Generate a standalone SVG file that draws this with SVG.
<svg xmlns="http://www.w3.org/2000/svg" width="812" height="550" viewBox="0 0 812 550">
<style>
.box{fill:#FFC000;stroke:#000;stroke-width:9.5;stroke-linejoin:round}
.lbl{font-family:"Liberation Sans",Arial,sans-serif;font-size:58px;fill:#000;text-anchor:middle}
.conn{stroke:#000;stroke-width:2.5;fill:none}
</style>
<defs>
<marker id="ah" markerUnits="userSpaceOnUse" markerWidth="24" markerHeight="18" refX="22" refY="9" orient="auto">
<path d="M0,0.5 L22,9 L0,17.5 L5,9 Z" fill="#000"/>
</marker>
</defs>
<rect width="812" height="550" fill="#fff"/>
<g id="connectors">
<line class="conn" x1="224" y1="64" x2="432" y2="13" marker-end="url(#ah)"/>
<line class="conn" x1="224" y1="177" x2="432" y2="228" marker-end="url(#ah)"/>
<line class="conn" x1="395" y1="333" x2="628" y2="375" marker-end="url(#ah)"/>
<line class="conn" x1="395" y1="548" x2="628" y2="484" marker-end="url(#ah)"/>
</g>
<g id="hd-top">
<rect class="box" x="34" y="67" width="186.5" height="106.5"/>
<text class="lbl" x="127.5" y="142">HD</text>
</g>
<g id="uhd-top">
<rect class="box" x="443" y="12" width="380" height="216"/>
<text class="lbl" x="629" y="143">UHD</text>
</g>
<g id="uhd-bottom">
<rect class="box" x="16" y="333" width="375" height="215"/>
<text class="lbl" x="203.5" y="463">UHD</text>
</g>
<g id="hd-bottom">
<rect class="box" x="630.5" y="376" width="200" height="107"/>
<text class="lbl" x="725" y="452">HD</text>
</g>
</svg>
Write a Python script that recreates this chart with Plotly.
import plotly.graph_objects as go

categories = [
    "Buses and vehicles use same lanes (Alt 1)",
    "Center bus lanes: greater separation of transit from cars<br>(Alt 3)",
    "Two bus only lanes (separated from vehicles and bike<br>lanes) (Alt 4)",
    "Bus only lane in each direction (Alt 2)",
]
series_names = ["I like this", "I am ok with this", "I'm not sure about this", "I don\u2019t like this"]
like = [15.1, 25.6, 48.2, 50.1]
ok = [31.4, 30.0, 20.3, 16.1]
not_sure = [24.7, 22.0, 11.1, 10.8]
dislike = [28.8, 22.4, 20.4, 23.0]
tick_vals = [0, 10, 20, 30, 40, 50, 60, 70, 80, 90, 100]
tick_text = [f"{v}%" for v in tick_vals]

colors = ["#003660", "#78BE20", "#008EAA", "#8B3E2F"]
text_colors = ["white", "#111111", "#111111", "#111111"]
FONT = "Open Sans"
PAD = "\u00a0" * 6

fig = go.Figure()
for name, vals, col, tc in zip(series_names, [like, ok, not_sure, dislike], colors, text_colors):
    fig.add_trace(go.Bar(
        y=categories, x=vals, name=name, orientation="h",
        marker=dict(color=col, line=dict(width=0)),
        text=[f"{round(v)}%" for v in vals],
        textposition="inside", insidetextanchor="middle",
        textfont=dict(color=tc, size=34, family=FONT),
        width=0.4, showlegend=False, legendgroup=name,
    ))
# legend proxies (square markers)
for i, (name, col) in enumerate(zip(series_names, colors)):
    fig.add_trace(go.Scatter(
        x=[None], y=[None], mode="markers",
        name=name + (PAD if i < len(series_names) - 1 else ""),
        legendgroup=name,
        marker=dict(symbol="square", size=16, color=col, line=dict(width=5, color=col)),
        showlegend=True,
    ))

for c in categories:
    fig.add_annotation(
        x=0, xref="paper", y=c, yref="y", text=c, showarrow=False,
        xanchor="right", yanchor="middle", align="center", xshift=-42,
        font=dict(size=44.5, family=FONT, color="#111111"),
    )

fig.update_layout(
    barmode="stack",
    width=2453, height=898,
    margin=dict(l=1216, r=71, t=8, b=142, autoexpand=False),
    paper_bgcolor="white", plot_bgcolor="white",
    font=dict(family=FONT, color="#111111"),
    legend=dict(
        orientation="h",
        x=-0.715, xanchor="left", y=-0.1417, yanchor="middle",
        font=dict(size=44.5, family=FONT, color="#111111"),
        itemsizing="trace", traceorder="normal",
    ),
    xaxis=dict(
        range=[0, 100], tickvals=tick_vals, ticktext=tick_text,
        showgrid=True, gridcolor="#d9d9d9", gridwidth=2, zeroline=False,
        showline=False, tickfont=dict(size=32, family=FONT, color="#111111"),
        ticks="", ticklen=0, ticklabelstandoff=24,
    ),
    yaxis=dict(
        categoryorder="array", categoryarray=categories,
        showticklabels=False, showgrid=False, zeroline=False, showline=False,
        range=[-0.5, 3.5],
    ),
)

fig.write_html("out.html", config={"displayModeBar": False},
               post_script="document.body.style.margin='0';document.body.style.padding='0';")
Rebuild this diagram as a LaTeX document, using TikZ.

*PROMPT*: Identify each line containing the string "this" and copy it out.

*ANSWER*:
Generate a standalone SVG file that draws this with SVG.
Write a Python script that recreates this chart with Plotly.
series_names = ["I like this", "I am ok with this", "I'm not sure about this", "I don\u2019t like this"]
Rebuild this diagram as a LaTeX document, using TikZ.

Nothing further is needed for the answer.